California Collaboratin’

Smith and DeStephano, mentioned in the article

Thanks to Terry Seyden for this story about apparently successful collaboration in California. I excerpted parts that deal with our interest in local jobs and who is doing the work. Here is the link and below are the excerpts. Italics are mine.

After hours of meetings, listening, and grant-writing, now the group is doing just that.

On a recent fall afternoon, Robert Smith drives a faded green masticator that chews up small trees and brush. He’s clearing fire fuel in a part of the Stanislaus National Forest that abuts several subdivisions.

Smith owns and operates Smith Grinding, but when the recession hit, he couldn’t find work. He almost lost his home.

“This area, at one time, had like 23 mills in it, so it was a booming industry,” says Smith. “It slowly has died out all through the ’80s and ’90s. And even what was going on in here came to a screeching halt, what, probably 3 years ago. On a personal level, going out and looking for work, there was none.”

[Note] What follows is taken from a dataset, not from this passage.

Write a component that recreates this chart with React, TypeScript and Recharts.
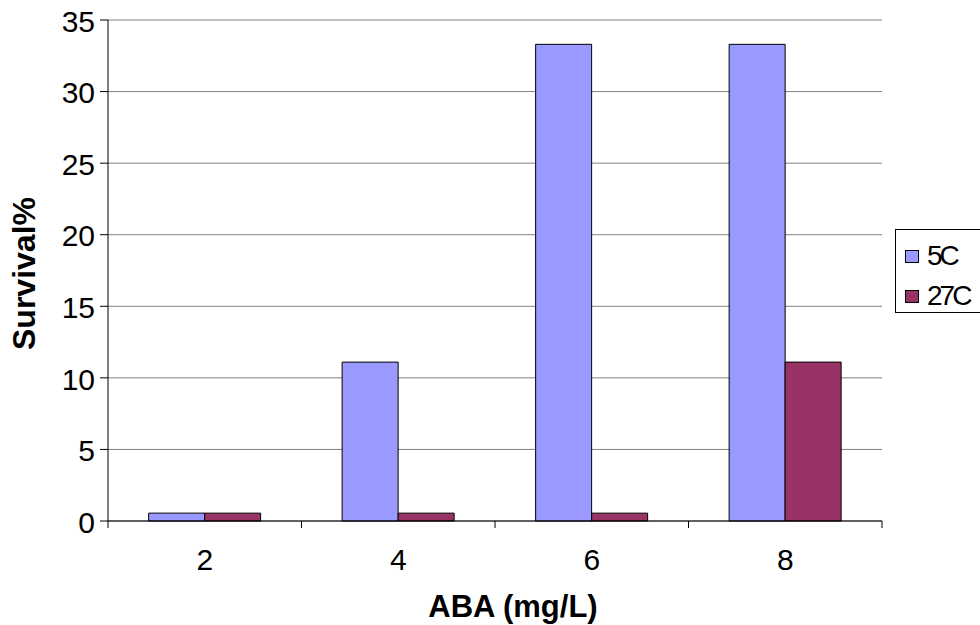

As a part of the consensus group, the forest service is now hiring local contractors like Smith to do much-needed clean-up in the forests. And the consensus group also helped to form a contractors coop, so the group can bid on projects as one unit.

Smith says it’s given him work — and he likes the idea of helping the Amador and Calaveras county communities get those jobs.

“We have a lot of people come in and take this work form us, when we have it right here and should be making money ourselves.”

Bring Back Jobs

Putting people back to work isn’t as simple as just creating jobs. So the consensus group also includes community organizations that teach job readiness; and it works with probation officers to help former prisoners make the transition back to work.

That’s how Anthony Destefano got a job with the crew.

“I’m an electrician by trade, but with the building and the economy dropping, I got laid off, and it was impossible it seemed like to get a job,” Destefano says.

Destefano says he was unemployed for two and half years, and he got himself into trouble with drugs and landed in jail. When he got out on probation, his supervisor referred him to this work crew .

“I’ve just been moving forward, doing positive things. This job has helped me to achieve some goals,” he says.

The section Smith and Destefano just finished clearing looks like the forest floor got a buzz cut underneath the tall oaks, pines and firs they’ve left standing.

The section Smith and Destefano just finished clearing looks like the forest floor got a buzz cut underneath the tall oaks, pines and firs they’ve left standing.

Environmentalist is No Longer the ‘Devil Incarnate’

The crew isn’t just brute labor hacking down trees and brush. Part of the training involves scientists teaching them how to recognize species, what to take out and what to leave, says Katherine Evatt, an environmentalist with the Foothill Conservancy.

“We’re is reducing the risk of catastrophic fire in our communities, which is also a big threat to critical habitat for spotted owls and other wildlife,” says Evatt.

“And it’s going to allow us to start to reintroduce fire as a tool in the Sierra,” she says, adding that because fire has been suppressed for over 100 years, some parts of the forest are too dense to safely use fire as a natural tool.